I’d have denied that. People only have a problem if they can’t get what they want…I always had money for liquor.” (26). It is evident that Crabbe’s need to escape the society and life that he was born into has brought him to make the decision to turn against his own awareness of reality and of himself. By removing himself from the world through drinking and antisocial behaviour, Crabbe sets his mind and his life against himself, and in this turning away and inversion of his own consciousness and integrity he imposes upon his life the most challenging obstacle that he has ever faced: himself. This lifestyle of isolation and drunkenness is similarly intolerable to Crabbe, but it is also one that has a much more limited lifespan, as being continually drunk and alone is very damaging to one’s well-being. Eventually Crabbe admits that this self-imposed dissociated isolation and the resultant loneliness is entirely his own doing.

After he decides to physically remove himself from his intolerable life and enter into nature, he leaves behind the unberable social structure he has always known and gives up alcohol; it is then that Crabbe begins to discover his own nature and how he can make his unique place in the world. Reflecting on his past, Crabbe’s own words convey the attitude he held toward his life: “I thought a lot about loneliness. How I sometimes felt alone in a crowd of other kids, in the school gym at an assembly… How I went through my day with no real friends. How our formal dinners at home were three people “in solitary,” condemned, it seemed, forever. How my life was symbolized by a mental picture I carry around in my head: a teenager alone in his room, staring into the T.V.

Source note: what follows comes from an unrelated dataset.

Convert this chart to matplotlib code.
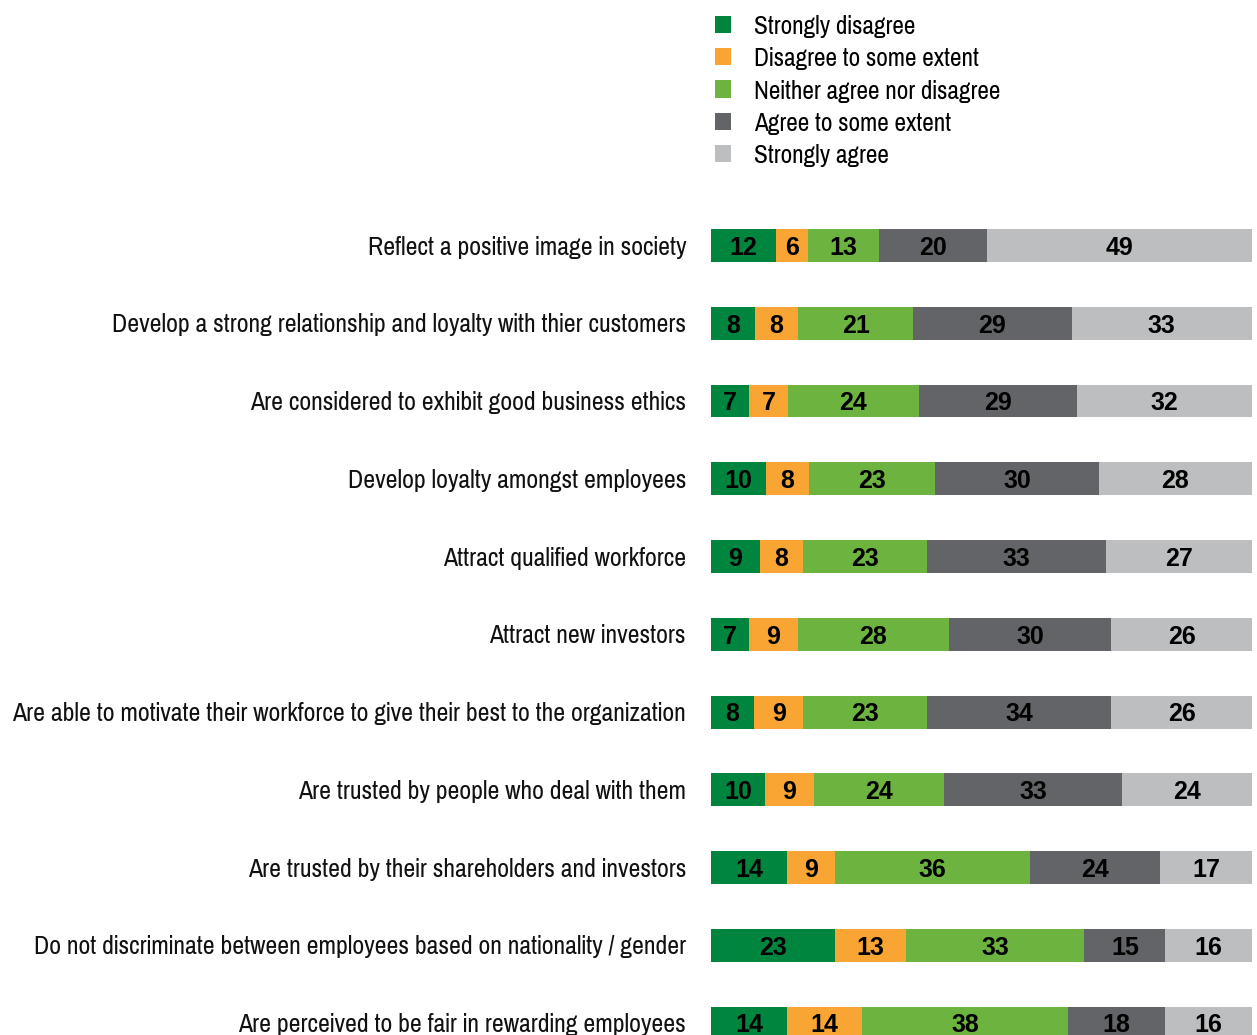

screen, hating whatever programme is on, sipping on vodka, waiting for sleep.” (88) What is of principle interest in Crabbe’s monologue is that he “thought a lot about loneliness”. It is no coincidence that Crabbe chooses to succumb to numb dissociative power of alcohol, or that he later chooses to flee from society and live a life within the wilderness.

In all of this dissociation and escape from the people and society that has surrounded him throughout the entirety of his life, Crabbe is fundamentally defining what he is not – other people. Through this willful and emphatic dissociative process, he is removing himself from an environment that is intolerable to his inner nature, and by entering into the wilderness of nature he is able to finally find himself. By finally dissociating himself from the unbearable society and life that he had always known, Crabbe is able to find a glimmer of his nature and discover the root of his problem of loneliness and dissatisfaction: “…it was mostly my fault.

Oh, I like to blame them, blame them all. But it was me… I lay there all night, trying to figure the answer. Was my life very different from others’? Were we all alone, in spite of the illusion of comfort from other people? …

All I knew was that my loneliness was mostly my own fault.” (88-89). Crabbe’s anti-social behaviour, his alcoholism and his conscious choice to leave his life behind and embark into the heart of nature ultimately led him to find his own true self.

It was only by leaving behind his family, his society and all of his old habits and vices that Crabbe was able to discover that the true source of his suffering had always been his own conscious decision to set himself apart and seek for another way to live. In this way, Crabbe’s biggest conflict was himself, but it is also his saving grace.